Researchers at Toyota Central R&D Labs have created an insect-sized flying robot that can flap its wings. The robot is powered by an RF energy receiver with an impressive power density of 4900 W / kg.

Small drones tend to run for a very short time due to a limited power supply, and Toyota Central R&D decided to work around this obstacle.

Currently, non-contact power supplies using electromagnetic waves are increasingly finding practical use in various products, but how they can be used in small flying robots has not been previously studied. Therefore, the main goal of the researchers was to create an insect-sized flying robot capable of charging using contactless, wireless technology. The robot they created is equipped with a flapping piezoelectric drive powered by a 5 GHz dipole antenna.

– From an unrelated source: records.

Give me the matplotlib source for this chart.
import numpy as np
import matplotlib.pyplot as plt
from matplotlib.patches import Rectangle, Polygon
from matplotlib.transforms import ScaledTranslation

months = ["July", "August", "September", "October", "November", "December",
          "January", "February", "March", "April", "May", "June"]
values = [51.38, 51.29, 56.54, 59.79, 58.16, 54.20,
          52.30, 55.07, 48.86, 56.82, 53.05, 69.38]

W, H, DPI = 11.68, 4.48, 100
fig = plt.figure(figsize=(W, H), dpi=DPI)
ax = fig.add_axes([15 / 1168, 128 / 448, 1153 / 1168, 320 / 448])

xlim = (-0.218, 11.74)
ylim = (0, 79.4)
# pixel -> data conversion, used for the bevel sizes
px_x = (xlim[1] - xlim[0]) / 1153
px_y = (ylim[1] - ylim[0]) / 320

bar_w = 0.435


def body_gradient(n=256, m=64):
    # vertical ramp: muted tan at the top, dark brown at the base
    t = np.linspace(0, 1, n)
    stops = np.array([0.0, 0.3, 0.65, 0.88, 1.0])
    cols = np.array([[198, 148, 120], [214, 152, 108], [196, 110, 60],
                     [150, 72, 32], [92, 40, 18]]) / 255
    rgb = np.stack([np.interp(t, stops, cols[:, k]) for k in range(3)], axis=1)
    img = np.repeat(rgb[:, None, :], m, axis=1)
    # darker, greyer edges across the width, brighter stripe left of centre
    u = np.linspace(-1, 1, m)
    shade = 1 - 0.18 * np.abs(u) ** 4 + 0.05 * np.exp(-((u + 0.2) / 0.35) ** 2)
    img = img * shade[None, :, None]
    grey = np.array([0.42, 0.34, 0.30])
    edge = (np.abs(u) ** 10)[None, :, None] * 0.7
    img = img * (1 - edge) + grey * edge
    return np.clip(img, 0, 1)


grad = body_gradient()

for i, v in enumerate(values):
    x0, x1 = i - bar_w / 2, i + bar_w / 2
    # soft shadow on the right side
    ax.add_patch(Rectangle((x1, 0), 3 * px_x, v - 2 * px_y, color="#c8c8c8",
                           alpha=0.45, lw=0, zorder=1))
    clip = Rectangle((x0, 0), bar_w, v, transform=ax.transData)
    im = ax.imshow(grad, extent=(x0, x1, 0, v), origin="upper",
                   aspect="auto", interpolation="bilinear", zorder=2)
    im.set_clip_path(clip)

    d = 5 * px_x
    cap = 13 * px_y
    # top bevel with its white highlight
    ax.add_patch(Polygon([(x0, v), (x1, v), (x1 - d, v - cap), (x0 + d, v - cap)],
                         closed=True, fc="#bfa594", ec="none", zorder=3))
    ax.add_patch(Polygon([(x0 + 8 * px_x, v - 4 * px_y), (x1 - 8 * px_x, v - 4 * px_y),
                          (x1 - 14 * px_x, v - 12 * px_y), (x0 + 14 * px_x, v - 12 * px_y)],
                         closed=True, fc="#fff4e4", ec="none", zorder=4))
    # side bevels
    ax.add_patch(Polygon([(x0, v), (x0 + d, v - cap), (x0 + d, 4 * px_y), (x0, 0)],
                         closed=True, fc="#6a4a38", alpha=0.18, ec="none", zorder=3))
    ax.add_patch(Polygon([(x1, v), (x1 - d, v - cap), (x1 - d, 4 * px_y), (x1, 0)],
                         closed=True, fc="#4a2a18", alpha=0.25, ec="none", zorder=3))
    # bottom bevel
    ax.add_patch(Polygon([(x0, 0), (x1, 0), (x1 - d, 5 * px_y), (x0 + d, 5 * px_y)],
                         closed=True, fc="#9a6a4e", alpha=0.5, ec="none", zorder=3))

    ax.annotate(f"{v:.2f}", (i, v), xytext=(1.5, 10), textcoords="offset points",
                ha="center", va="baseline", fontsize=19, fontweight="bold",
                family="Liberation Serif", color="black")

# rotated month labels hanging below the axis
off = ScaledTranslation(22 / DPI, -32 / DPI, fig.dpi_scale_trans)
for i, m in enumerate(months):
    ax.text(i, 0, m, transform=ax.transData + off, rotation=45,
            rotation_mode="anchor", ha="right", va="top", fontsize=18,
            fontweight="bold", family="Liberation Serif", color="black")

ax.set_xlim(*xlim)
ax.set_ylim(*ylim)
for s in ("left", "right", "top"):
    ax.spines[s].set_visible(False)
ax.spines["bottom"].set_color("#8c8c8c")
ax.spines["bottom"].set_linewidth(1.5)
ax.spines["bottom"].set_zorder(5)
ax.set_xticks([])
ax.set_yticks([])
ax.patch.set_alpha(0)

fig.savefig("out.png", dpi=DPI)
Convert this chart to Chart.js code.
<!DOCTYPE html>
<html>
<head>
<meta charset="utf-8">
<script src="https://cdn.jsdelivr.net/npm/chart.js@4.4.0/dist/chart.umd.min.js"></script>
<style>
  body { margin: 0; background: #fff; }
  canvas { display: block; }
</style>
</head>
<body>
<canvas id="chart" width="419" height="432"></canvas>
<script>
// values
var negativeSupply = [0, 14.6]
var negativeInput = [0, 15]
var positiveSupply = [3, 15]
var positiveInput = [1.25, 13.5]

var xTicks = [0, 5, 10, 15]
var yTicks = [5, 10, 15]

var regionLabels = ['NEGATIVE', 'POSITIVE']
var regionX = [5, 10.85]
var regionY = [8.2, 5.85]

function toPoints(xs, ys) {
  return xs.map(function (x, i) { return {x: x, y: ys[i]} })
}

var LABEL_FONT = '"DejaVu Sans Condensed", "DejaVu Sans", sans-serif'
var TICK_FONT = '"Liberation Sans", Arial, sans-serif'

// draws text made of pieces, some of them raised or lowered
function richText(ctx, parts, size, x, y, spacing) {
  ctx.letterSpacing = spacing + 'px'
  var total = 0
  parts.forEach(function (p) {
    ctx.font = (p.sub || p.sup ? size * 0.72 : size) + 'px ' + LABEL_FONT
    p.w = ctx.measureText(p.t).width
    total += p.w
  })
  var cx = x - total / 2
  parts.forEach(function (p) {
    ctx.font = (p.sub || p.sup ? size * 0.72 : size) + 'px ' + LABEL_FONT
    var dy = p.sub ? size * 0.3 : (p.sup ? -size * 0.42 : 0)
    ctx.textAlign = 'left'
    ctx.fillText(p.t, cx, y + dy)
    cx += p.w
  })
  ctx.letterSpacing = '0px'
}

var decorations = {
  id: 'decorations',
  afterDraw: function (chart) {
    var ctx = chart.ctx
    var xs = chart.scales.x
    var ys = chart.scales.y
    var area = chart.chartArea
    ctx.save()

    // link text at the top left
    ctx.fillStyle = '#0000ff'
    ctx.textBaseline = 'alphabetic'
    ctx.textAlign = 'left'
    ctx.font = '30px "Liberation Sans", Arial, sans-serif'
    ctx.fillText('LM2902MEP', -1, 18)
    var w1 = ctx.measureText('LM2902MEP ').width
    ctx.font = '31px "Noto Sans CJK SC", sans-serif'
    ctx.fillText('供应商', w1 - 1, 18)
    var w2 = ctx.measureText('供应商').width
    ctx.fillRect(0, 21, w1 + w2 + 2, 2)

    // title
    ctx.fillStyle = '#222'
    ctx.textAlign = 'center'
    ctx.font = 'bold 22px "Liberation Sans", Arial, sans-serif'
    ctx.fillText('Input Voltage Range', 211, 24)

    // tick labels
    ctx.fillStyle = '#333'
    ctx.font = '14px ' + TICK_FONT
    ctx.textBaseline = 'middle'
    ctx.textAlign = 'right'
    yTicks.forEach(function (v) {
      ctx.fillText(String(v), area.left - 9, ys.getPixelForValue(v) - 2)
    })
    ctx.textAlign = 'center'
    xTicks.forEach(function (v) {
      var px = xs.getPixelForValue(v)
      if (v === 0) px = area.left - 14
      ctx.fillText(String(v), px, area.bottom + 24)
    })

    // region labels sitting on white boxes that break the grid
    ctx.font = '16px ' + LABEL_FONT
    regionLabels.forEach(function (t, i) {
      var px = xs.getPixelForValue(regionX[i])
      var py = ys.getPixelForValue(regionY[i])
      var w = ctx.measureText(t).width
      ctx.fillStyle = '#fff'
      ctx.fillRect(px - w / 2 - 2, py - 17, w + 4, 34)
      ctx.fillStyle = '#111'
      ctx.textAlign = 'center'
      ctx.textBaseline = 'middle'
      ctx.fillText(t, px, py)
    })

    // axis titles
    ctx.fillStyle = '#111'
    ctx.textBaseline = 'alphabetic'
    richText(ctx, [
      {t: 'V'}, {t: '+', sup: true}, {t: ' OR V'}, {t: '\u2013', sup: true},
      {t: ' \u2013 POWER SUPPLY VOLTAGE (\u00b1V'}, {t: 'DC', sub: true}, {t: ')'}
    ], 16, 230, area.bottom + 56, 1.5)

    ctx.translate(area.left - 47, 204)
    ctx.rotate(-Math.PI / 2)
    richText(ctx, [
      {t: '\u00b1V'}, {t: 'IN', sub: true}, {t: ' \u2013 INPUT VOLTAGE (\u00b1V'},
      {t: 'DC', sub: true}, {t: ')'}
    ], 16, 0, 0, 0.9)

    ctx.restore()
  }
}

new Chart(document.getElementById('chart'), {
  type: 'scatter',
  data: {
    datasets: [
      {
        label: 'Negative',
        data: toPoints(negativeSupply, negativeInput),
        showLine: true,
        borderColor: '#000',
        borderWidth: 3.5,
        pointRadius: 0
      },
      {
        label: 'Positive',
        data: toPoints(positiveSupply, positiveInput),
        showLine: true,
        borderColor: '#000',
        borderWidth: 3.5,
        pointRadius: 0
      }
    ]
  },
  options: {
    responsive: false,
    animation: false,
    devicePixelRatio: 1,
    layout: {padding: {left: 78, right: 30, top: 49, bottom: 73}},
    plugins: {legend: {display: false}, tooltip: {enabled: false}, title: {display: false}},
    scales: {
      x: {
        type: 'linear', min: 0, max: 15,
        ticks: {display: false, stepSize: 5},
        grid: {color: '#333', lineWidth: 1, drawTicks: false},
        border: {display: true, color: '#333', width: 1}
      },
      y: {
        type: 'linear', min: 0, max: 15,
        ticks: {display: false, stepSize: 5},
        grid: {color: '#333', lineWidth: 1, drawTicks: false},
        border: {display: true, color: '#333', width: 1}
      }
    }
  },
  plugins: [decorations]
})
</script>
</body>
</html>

“One of the key features of our robot is highly efficient flapping, which is achieved through the use of powerful monocrystalline piezoelectric material and a low-loss design with two wings facing each other like clapping hands. This design provides a power-to-weight ratio comparable to that of live insects, ”co-author Takashi Ozaki told TechXplore.

A key problem in miniature robots is thermal runaway caused by power loss. To solve this problem, Ozaki and his colleagues have optimized the design of their robot so that the heat-generating components are not close to each other.

In addition, the researchers used an RF energy receiver with a power density significantly higher than the power density of standard lithium polymer batteries of the same mass. This has greatly improved the efficiency and uptime of the robot.

“I think our most important finding is that a circuit weighing up to one gram can receive and process high power in excess of 1 W at a distance via radio frequency waves. This suggests that not only flying robots, but also various other devices that require a lot of power in a small size, can be implemented without batteries, ”Ozaki said.

The robot, created by Ozaki’s team, weighs only 1.8 g, which is 25 times less than other micro-devices powered by radio frequencies. In the future, it may be used to perform complex tasks involving penetration into cracks, pipes or other very confined spaces.